Task directions. In the material below, identify each line bearing the word "this". Reproduce those lines.

Entries supplied.

------------------------------

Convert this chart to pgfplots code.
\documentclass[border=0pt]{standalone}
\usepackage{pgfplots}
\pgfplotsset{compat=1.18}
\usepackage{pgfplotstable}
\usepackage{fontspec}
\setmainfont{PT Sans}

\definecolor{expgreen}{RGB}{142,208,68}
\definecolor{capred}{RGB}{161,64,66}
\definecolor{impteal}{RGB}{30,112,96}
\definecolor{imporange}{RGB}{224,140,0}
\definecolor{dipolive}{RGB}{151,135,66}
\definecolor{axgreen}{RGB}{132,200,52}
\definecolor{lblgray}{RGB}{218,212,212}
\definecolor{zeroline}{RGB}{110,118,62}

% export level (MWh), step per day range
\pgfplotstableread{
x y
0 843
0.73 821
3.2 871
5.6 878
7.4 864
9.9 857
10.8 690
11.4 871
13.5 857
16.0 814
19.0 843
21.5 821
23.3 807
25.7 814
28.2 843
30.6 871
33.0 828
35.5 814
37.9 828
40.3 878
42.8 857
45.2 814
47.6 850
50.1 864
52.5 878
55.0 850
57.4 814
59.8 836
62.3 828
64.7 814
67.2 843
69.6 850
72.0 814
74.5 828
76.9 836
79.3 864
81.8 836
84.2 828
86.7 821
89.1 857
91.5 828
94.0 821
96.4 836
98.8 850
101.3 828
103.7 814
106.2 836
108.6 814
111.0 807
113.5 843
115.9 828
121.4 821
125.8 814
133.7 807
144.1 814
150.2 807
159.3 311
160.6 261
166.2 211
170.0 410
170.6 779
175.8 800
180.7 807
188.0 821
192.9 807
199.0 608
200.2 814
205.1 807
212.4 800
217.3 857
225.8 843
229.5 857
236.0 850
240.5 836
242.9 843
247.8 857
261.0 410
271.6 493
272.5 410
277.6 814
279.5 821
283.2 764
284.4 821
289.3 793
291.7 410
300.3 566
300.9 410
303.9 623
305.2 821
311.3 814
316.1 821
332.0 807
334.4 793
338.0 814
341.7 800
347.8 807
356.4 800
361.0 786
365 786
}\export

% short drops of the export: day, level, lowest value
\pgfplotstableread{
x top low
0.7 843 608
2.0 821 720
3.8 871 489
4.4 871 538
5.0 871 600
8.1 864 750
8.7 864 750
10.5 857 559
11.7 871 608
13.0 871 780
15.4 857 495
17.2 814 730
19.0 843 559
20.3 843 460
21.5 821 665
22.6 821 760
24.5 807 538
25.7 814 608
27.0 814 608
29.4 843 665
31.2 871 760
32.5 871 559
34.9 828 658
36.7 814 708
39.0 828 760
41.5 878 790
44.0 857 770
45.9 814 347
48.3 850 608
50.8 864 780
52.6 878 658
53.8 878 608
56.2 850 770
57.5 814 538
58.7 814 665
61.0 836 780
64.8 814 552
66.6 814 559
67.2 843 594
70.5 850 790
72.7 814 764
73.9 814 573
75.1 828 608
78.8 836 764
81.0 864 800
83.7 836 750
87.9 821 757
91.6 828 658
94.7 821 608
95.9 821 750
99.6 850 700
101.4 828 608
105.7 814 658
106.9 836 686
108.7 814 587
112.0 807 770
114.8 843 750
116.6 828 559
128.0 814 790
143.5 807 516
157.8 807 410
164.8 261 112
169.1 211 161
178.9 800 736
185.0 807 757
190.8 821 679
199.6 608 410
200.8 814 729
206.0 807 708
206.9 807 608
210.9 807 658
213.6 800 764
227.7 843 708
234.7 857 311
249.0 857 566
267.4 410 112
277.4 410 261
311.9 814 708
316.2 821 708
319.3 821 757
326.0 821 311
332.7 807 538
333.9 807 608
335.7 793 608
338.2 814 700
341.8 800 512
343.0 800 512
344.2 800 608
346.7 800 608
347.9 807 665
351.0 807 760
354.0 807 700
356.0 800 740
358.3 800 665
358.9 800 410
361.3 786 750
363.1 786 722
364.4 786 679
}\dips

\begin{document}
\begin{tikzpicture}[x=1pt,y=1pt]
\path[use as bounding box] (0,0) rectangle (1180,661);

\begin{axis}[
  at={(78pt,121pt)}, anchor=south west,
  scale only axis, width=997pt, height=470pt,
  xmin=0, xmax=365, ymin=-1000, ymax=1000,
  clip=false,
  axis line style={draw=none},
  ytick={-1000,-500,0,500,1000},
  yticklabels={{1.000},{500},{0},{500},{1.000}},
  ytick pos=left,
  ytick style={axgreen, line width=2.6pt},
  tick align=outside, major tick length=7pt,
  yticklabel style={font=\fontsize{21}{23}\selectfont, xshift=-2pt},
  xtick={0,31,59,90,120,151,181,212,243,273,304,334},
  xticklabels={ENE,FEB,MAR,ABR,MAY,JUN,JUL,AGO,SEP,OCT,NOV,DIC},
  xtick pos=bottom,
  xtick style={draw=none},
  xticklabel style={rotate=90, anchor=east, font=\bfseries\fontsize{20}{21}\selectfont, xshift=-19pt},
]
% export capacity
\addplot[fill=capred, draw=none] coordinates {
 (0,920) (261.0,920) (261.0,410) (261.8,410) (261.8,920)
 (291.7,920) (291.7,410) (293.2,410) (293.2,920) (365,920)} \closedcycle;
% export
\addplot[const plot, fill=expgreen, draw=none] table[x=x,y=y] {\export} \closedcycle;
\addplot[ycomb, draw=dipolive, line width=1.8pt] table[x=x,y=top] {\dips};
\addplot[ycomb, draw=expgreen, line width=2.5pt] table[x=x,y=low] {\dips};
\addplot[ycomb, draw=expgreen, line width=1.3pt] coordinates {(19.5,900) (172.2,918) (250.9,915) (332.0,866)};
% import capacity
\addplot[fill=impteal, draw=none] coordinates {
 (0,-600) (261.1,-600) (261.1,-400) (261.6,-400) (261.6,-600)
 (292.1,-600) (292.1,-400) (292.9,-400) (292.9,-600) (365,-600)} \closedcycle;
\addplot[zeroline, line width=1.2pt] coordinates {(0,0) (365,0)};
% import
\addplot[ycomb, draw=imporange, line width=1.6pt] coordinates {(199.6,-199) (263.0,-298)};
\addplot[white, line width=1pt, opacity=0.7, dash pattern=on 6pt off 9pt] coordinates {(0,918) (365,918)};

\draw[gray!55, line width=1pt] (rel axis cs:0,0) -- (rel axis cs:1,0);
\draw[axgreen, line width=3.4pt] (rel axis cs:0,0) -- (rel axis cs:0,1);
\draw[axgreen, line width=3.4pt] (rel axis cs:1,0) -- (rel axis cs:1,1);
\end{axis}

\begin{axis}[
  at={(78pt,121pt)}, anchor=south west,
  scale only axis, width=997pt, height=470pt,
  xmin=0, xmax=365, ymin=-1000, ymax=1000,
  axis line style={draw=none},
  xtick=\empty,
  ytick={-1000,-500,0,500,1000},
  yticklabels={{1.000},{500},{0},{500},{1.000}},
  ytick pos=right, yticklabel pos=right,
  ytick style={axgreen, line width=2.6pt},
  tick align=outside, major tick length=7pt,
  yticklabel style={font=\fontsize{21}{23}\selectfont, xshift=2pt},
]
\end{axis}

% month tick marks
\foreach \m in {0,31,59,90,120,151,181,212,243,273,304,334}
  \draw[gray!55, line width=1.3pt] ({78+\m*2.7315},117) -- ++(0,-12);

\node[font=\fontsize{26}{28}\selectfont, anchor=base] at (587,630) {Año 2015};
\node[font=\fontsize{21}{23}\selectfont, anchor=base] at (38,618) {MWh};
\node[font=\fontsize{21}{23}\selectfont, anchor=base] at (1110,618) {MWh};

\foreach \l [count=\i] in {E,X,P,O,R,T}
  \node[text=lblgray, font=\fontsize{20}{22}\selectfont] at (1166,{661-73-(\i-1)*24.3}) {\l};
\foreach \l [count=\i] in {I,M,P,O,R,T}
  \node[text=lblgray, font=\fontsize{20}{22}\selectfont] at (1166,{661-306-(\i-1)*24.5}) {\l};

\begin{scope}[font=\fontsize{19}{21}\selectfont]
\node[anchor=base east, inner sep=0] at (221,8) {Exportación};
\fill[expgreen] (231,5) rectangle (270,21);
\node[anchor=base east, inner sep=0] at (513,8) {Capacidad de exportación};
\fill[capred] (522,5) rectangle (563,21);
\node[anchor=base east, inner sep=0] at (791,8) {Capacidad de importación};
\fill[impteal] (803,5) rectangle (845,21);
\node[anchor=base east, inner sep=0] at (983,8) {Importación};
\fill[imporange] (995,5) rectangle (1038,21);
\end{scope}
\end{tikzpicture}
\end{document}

------------------------------

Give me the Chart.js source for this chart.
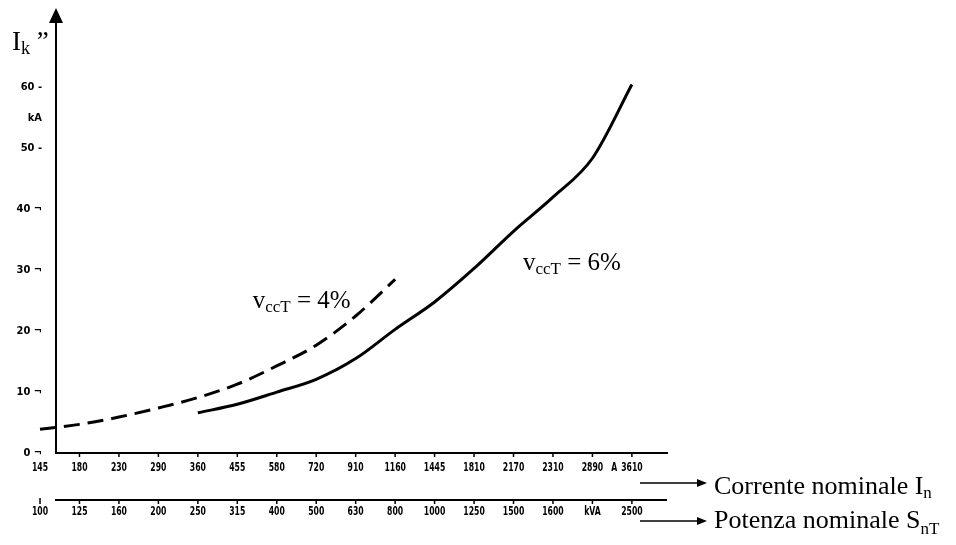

------------------------------

Written reply.
Convert this chart to pgfplots code.
Give me the Chart.js source for this chart.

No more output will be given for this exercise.